[start Data provided]

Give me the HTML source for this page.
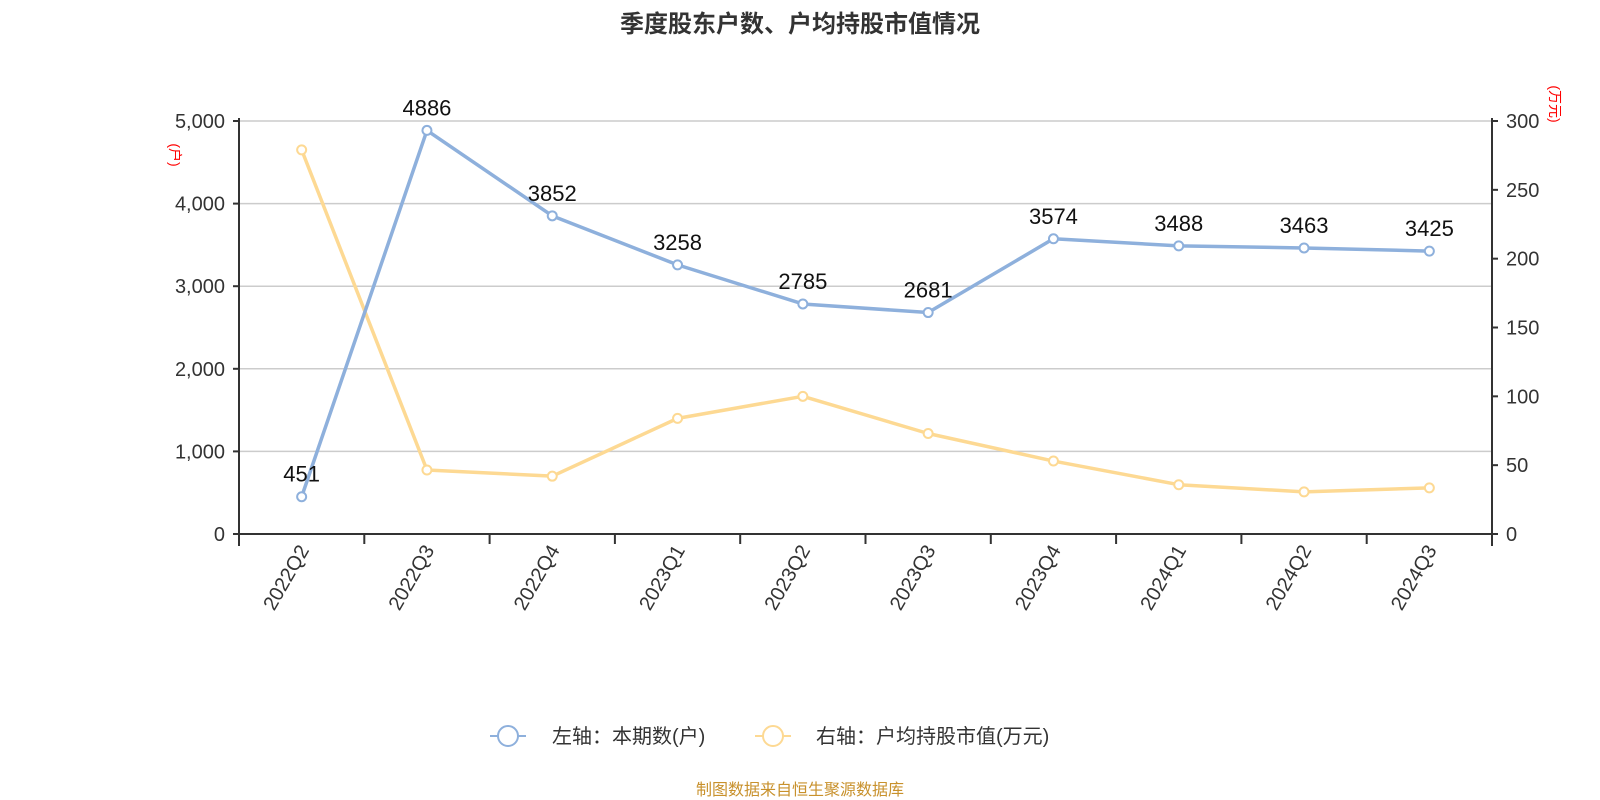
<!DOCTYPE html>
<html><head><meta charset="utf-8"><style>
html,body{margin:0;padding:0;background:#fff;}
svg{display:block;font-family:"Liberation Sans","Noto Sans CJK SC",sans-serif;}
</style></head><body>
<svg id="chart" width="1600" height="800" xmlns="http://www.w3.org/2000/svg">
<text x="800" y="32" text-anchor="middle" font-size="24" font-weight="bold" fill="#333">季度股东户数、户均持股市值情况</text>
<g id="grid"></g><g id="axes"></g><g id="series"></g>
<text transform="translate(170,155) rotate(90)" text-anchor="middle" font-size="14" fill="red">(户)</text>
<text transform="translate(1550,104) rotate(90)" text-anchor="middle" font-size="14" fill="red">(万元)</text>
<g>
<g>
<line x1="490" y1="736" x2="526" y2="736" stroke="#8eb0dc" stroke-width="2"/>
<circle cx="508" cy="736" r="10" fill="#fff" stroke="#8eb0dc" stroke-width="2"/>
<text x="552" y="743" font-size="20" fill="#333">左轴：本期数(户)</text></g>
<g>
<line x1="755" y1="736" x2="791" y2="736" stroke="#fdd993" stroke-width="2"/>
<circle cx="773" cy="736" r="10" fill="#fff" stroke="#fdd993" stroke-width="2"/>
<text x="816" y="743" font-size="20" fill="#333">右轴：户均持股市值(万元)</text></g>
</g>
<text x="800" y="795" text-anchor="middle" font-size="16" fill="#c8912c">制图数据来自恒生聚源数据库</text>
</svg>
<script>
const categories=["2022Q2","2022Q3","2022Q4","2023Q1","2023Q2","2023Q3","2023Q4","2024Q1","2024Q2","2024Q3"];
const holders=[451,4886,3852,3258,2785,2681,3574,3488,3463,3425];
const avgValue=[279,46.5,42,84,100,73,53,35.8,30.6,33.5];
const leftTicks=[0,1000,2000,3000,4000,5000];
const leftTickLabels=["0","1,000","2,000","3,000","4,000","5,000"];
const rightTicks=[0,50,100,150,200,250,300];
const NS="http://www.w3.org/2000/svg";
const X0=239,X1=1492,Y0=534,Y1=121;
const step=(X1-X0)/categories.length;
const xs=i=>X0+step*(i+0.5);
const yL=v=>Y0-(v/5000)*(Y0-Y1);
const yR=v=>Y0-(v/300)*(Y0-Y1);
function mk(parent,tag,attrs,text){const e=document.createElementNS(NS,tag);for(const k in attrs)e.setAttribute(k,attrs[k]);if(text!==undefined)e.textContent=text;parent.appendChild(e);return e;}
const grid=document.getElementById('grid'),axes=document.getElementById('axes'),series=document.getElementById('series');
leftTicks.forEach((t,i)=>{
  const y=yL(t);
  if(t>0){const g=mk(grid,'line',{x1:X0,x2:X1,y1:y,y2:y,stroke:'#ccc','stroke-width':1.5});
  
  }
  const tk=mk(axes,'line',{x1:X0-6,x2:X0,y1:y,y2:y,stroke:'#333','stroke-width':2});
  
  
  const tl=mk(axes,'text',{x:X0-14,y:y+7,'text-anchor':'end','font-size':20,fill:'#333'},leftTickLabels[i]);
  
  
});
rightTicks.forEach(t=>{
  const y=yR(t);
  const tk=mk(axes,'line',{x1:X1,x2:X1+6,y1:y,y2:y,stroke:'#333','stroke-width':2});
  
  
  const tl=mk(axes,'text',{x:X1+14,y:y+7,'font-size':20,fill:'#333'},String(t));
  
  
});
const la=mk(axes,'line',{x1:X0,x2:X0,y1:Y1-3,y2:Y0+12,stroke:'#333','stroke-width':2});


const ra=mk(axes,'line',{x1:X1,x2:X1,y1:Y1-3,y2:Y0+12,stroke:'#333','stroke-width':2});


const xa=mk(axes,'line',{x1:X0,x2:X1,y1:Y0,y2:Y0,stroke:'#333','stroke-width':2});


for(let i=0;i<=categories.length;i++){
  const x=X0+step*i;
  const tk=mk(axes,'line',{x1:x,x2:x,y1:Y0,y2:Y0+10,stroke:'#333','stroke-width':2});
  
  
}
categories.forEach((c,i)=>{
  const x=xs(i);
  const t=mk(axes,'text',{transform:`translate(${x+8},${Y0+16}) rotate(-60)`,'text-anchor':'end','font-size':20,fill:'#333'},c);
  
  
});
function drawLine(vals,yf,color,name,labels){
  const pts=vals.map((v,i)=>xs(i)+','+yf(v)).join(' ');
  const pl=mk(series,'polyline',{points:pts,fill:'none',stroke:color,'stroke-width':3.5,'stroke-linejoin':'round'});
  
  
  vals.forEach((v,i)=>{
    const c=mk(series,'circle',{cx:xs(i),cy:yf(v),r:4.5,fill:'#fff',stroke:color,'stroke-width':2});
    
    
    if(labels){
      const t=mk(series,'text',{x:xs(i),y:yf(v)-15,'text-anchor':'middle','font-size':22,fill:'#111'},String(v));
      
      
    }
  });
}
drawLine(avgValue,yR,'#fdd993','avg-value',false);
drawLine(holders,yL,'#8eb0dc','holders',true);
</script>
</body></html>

[end Data provided]

Print the complete listing exactly as it stands, without its pictures.

Give me the HTML source for this page.
<!DOCTYPE html>
<html><head><meta charset="utf-8"><style>
html,body{margin:0;padding:0;background:#fff;}
svg{display:block;font-family:"Liberation Sans","Noto Sans CJK SC",sans-serif;}
</style></head><body>
<svg id="chart" width="1600" height="800" xmlns="http://www.w3.org/2000/svg">
<text x="800" y="32" text-anchor="middle" font-size="24" font-weight="bold" fill="#333">季度股东户数、户均持股市值情况</text>
<g id="grid"></g><g id="axes"></g><g id="series"></g>
<text transform="translate(170,155) rotate(90)" text-anchor="middle" font-size="14" fill="red">(户)</text>
<text transform="translate(1550,104) rotate(90)" text-anchor="middle" font-size="14" fill="red">(万元)</text>
<g>
<g>
<line x1="490" y1="736" x2="526" y2="736" stroke="#8eb0dc" stroke-width="2"/>
<circle cx="508" cy="736" r="10" fill="#fff" stroke="#8eb0dc" stroke-width="2"/>
<text x="552" y="743" font-size="20" fill="#333">左轴：本期数(户)</text></g>
<g>
<line x1="755" y1="736" x2="791" y2="736" stroke="#fdd993" stroke-width="2"/>
<circle cx="773" cy="736" r="10" fill="#fff" stroke="#fdd993" stroke-width="2"/>
<text x="816" y="743" font-size="20" fill="#333">右轴：户均持股市值(万元)</text></g>
</g>
<text x="800" y="795" text-anchor="middle" font-size="16" fill="#c8912c">制图数据来自恒生聚源数据库</text>
</svg>
<script>
const categories=["2022Q2","2022Q3","2022Q4","2023Q1","2023Q2","2023Q3","2023Q4","2024Q1","2024Q2","2024Q3"];
const holders=[451,4886,3852,3258,2785,2681,3574,3488,3463,3425];
const avgValue=[279,46.5,42,84,100,73,53,35.8,30.6,33.5];
const leftTicks=[0,1000,2000,3000,4000,5000];
const leftTickLabels=["0","1,000","2,000","3,000","4,000","5,000"];
const rightTicks=[0,50,100,150,200,250,300];
const NS="http://www.w3.org/2000/svg";
const X0=239,X1=1492,Y0=534,Y1=121;
const step=(X1-X0)/categories.length;
const xs=i=>X0+step*(i+0.5);
const yL=v=>Y0-(v/5000)*(Y0-Y1);
const yR=v=>Y0-(v/300)*(Y0-Y1);
function mk(parent,tag,attrs,text){const e=document.createElementNS(NS,tag);for(const k in attrs)e.setAttribute(k,attrs[k]);if(text!==undefined)e.textContent=text;parent.appendChild(e);return e;}
const grid=document.getElementById('grid'),axes=document.getElementById('axes'),series=document.getElementById('series');
leftTicks.forEach((t,i)=>{
  const y=yL(t);
  if(t>0){const g=mk(grid,'line',{x1:X0,x2:X1,y1:y,y2:y,stroke:'#ccc','stroke-width':1.5});
  
  }
  const tk=mk(axes,'line',{x1:X0-6,x2:X0,y1:y,y2:y,stroke:'#333','stroke-width':2});
  
  
  const tl=mk(axes,'text',{x:X0-14,y:y+7,'text-anchor':'end','font-size':20,fill:'#333'},leftTickLabels[i]);
  
  
});
rightTicks.forEach(t=>{
  const y=yR(t);
  const tk=mk(axes,'line',{x1:X1,x2:X1+6,y1:y,y2:y,stroke:'#333','stroke-width':2});
  
  
  const tl=mk(axes,'text',{x:X1+14,y:y+7,'font-size':20,fill:'#333'},String(t));
  
  
});
const la=mk(axes,'line',{x1:X0,x2:X0,y1:Y1-3,y2:Y0+12,stroke:'#333','stroke-width':2});


const ra=mk(axes,'line',{x1:X1,x2:X1,y1:Y1-3,y2:Y0+12,stroke:'#333','stroke-width':2});


const xa=mk(axes,'line',{x1:X0,x2:X1,y1:Y0,y2:Y0,stroke:'#333','stroke-width':2});


for(let i=0;i<=categories.length;i++){
  const x=X0+step*i;
  const tk=mk(axes,'line',{x1:x,x2:x,y1:Y0,y2:Y0+10,stroke:'#333','stroke-width':2});
  
  
}
categories.forEach((c,i)=>{
  const x=xs(i);
  const t=mk(axes,'text',{transform:`translate(${x+8},${Y0+16}) rotate(-60)`,'text-anchor':'end','font-size':20,fill:'#333'},c);
  
  
});
function drawLine(vals,yf,color,name,labels){
  const pts=vals.map((v,i)=>xs(i)+','+yf(v)).join(' ');
  const pl=mk(series,'polyline',{points:pts,fill:'none',stroke:color,'stroke-width':3.5,'stroke-linejoin':'round'});
  
  
  vals.forEach((v,i)=>{
    const c=mk(series,'circle',{cx:xs(i),cy:yf(v),r:4.5,fill:'#fff',stroke:color,'stroke-width':2});
    
    
    if(labels){
      const t=mk(series,'text',{x:xs(i),y:yf(v)-15,'text-anchor':'middle','font-size':22,fill:'#111'},String(v));
      
      
    }
  });
}
drawLine(avgValue,yR,'#fdd993','avg-value',false);
drawLine(holders,yL,'#8eb0dc','holders',true);
</script>
</body></html>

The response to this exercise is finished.